C’est une tradition pour la quasi-totalité des chefs d’État de la planète de s’adresser à leurs concitoyens à l’avènement d’une année nouvelle. C’est l’un des exercices les plus importants dans la vie d’une nation et c’est justement la raison pour laquelle cette adresse commence et finit toujours par l’hymne national. Chez nous en Côte d’Ivoire, le président de la République, Alassane Ouattara, n’a pas non plus dérogé à cette tradition. Comme cela est de coutume, il a adressé son message à la Nation, le mardi 31 décembre 2024 à 20 heures UTC.
Mais pendant que le président s’adressait à la Nation, Tidjane Thiam, président du PDCI-RDA, a choisi le même moment pour s’adresser aux militants de cette formation.

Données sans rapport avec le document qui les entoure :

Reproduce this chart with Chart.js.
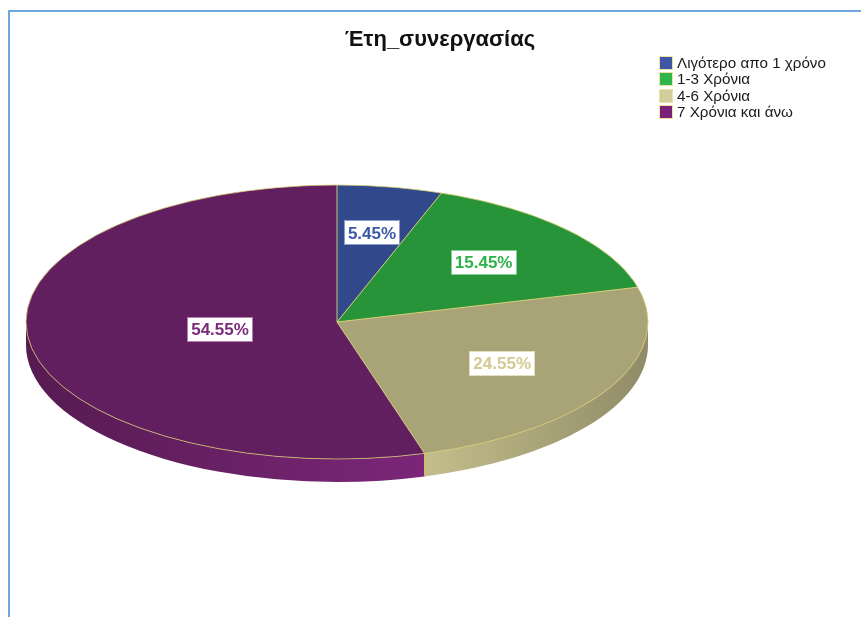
<!DOCTYPE html>
<html>
<head>
<meta charset="utf-8">
<script src="https://cdn.jsdelivr.net/npm/chart.js@4/dist/chart.umd.min.js"></script>
<style>
  html, body { margin: 0; padding: 0; background: #fff; overflow: hidden; }
  #wrap { position: relative; width: 861px; height: 617px; }
  #wrap canvas { position: absolute; left: 0; top: 0; }
  #frame { position: absolute; left: 8px; top: 10px; right: 0; bottom: -4px;
           border-left: 2px solid #6ea6de; border-top: 2px solid #6ea6de; pointer-events: none; }
</style>
</head>
<body>
<div id="wrap">
  <canvas id="chart" width="861" height="617"></canvas>
  <div id="frame"></div>
</div>
<script>
// Categories and counts (years of cooperation)
const categories = ['Λιγότερο απο 1 χρόνο', '1-3 Χρόνια', '4-6 Χρόνια', '7 Χρόνια και άνω'];
const counts = [6, 17, 27, 60];
const chartTitle = 'Έτη_συνεργασίας';

// Styling
const topColors    = ['#31498a', '#27943a', '#a9a478', '#621f5f'];
const sideColors   = [['#2a3f78', '#3a55a0'], ['#1f7a30', '#2da845'], ['#c4be8b', '#908b68'], ['#561b51', '#7b2678']];
const legendColors = ['#3f56a6', '#2fb64a', '#d3cd9c', '#7b217a'];
const labelColors  = ['#3d58a8', '#2cb24a', '#d2ca92', '#7c2a7a'];
const labelRadius  = [0.66, 0.64, 0.61, 0.38];
const edgeColor    = 'rgba(214, 204, 112, 0.95)';

const total = counts.reduce((a, b) => a + b, 0);
const percentText = counts.map(v => (v / total * 100).toFixed(2) + '%');

// Tilted disc geometry on the page
const GEO = { cx: 337, cy: 322, rx: 311, ry: 137, depth: 23 };

function arcAngles(arc) {
  return arc.getProps(['startAngle', 'endAngle'], true);
}

const tiltedPie = {
  id: 'tiltedPie',
  beforeDatasetsDraw(chart) {
    const ctx = chart.ctx;
    const arcs = chart.getDatasetMeta(0).data;
    const { cx, cy, rx, ry, depth } = GEO;

    // Side wall of the disc (only the front half is visible)
    arcs.forEach((arc, i) => {
      const { startAngle, endAngle } = arcAngles(arc);
      for (const base of [-2 * Math.PI, 0, 2 * Math.PI]) {
        const a0 = Math.max(startAngle, base);
        const a1 = Math.min(endAngle, base + Math.PI);
        if (a1 <= a0) continue;
        const xl = cx + rx * Math.cos(a1);
        const xr = cx + rx * Math.cos(a0);
        const g = ctx.createLinearGradient(xl, 0, xr, 0);
        g.addColorStop(0, sideColors[i][0]);
        g.addColorStop(1, sideColors[i][1]);
        ctx.save();
        ctx.beginPath();
        ctx.ellipse(cx, cy, rx, ry, 0, a0, a1);
        ctx.ellipse(cx, cy + depth, rx, ry, 0, a1, a0, true);
        ctx.closePath();
        ctx.fillStyle = g;
        ctx.fill();
        // seams between neighbouring wall segments
        ctx.strokeStyle = edgeColor;
        ctx.lineWidth = 1;
        [a0, a1].forEach(a => {
          if (Math.abs(a - base) < 1e-6 || Math.abs(a - base - Math.PI) < 1e-6) return;
          const x = cx + rx * Math.cos(a), y = cy + ry * Math.sin(a);
          ctx.beginPath();
          ctx.moveTo(x, y);
          ctx.lineTo(x, y + depth);
          ctx.stroke();
        });
        ctx.restore();
      }
    });

    // Squash the library's circular pie into the tilted ellipse
    const a = arcs[0];
    ctx.save();
    ctx.translate(cx, cy);
    ctx.scale(rx / a.outerRadius, ry / a.outerRadius);
    ctx.translate(-a.x, -a.y);
  },
  afterDatasetsDraw(chart) {
    const ctx = chart.ctx;
    ctx.restore();
    const arcs = chart.getDatasetMeta(0).data;
    const { cx, cy, rx, ry } = GEO;

    // Slice edges and rim
    ctx.save();
    ctx.strokeStyle = edgeColor;
    ctx.lineWidth = 1;
    arcs.forEach(arc => {
      const { startAngle } = arcAngles(arc);
      ctx.beginPath();
      ctx.moveTo(cx, cy);
      ctx.lineTo(cx + rx * Math.cos(startAngle), cy + ry * Math.sin(startAngle));
      ctx.stroke();
    });
    ctx.globalAlpha = 0.8;
    ctx.beginPath();
    ctx.ellipse(cx, cy, rx, ry, 0, 0, 2 * Math.PI);
    ctx.stroke();
    ctx.restore();

    // Percentage labels in white boxes
    ctx.save();
    ctx.font = 'bold 17px "Liberation Sans Narrow", "Arial Narrow", "Liberation Sans", sans-serif';
    ctx.textAlign = 'center';
    ctx.textBaseline = 'middle';
    arcs.forEach((arc, i) => {
      const { startAngle, endAngle } = arcAngles(arc);
      const mid = (startAngle + endAngle) / 2;
      const x = cx + rx * labelRadius[i] * Math.cos(mid);
      const y = cy + ry * labelRadius[i] * Math.sin(mid);
      const w = ctx.measureText(percentText[i]).width + 8;
      const h = 25;
      ctx.fillStyle = '#ffffff';
      ctx.fillRect(Math.round(x - w / 2), Math.round(y - h / 2), Math.round(w), h);
      ctx.strokeStyle = labelColors[i];
      ctx.globalAlpha = 0.6;
      ctx.lineWidth = 1;
      ctx.strokeRect(Math.round(x - w / 2) + 0.5, Math.round(y - h / 2) + 0.5, Math.round(w) - 1, h - 1);
      ctx.globalAlpha = 1;
      ctx.fillStyle = labelColors[i];
      ctx.fillText(percentText[i], x, y + 1);
    });
    ctx.restore();
  },
  afterDraw(chart) {
    const ctx = chart.ctx;
    ctx.save();
    // Title
    ctx.fillStyle = '#111';
    ctx.font = 'bold 22px "Liberation Sans", Arial, sans-serif';
    ctx.textAlign = 'center';
    ctx.textBaseline = 'alphabetic';
    ctx.fillText(chartTitle, 440, 46);

    // Legend
    ctx.font = '15.2px "Liberation Sans", Arial, sans-serif';
    ctx.textAlign = 'left';
    ctx.textBaseline = 'middle';
    categories.forEach((name, i) => {
      const y = 63 + i * 16.3;
      ctx.fillStyle = legendColors[i];
      ctx.fillRect(660, Math.round(y - 6), 12, 12);
      ctx.strokeStyle = '#ece3a2';
      ctx.lineWidth = 1;
      ctx.strokeRect(659.5, Math.round(y - 6) - 0.5, 13, 13);
      ctx.fillStyle = '#1a1a1a';
      ctx.fillText(name, 677, y + 1);
    });
    ctx.restore();
  }
};

new Chart(document.getElementById('chart'), {
  type: 'pie',
  data: {
    labels: categories,
    datasets: [{
      data: counts,
      backgroundColor: topColors,
      borderWidth: 0,
      clip: false
    }]
  },
  options: {
    responsive: false,
    animation: false,
    rotation: 0,
    layout: { padding: 0 },
    plugins: {
      legend: { display: false },
      tooltip: { enabled: false },
      title: { display: false }
    },
    events: []
  },
  plugins: [tiltedPie]
});
</script>
</body>
</html>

La question fondamentale que l’on pourrait se poser, est de savoir si les militants du PDCI-RDA ne sont pas, eux aussi, des nationaux ivoiriens. Qu’à cela ne tienne. Le président du PDCI-RDA, en tant que responsable d’une formation politique, a le droit de s’adresser à ses militants dans un message solennel, à l’occasion du nouvel an. Mais ce qui heurte la conscience républicaine, c’est le timing de cette adresse du président du plus vieux parti de la Côte d’Ivoire qui devrait logiquement montrer l’exemple. Tidjane Thiam a choisi de s’adresser à ses militants, le même jour, à la même heure et à la même minute, que le président de la République. Ce que Henri Konan Bédié à qui il a succédé, n’a jamais fait, même au plus fort de ses divergences politiques avec le chef de l’État.
En France, quelles que soient leurs contradictions politiques, Jean Claude Mélenchon et Marine Le Pen ne se hasarderont jamais à exprimer leurs vœux aux militants de leurs partis respectifs au même moment que Macron. Là-bas, ils sont, certes, opposants, mais ils ont cette éthique républicaine du respect des institutions de la République et des hommes qui les incarnent. Il n’y a que chez nous, où des gens applaudissent cette outrecuidance du deus ex machina du PDCI-RDA. Tout comme en droit, la forme l’emporte sur le fond, le fait de s’adresser à ses militants au même moment que le premier citoyen du pays, décrédibilise totalement le président du PDCI-RDA et le contenu de son message. La présidence de la République, au-delà de la personne qui l’incarne, est une institution de la République.
C’est d’ailleurs, pourquoi, dans les administrations et les représentations diplomatiques, l’on retrouve toujours le drapeau national et la photo officielle du président de la République. Manquer donc de respect au président de la République, c’est manquer de respect au drapeau national, à la Nation elle-même et aux Ivoiriens. Ce qu’a fait le président du PDCI-RDA n’est pas la manifestation de la démocratie, encore moins de la liberté d’expression, consacrées par la Constitution. Alors, de deux choses l’une : soit Tidjane Thiam, malgré son parcours professionnel et universitaire élogieux, n’a pas les soft skills pour diriger un pays, soit il a été induit en erreur par ses services. Mais dans un cas comme dans l’autre, le président du PDCI-RDA ne peut aucunement avoir une circonstance atténuante. Quand on veut diriger un pays, on ne doit pas se comporter ainsi. Ce qu’a fait Thiam est une irrévérence républicaine indigne du président d’un parti qui a pourtant été à la base de la création de ce pays.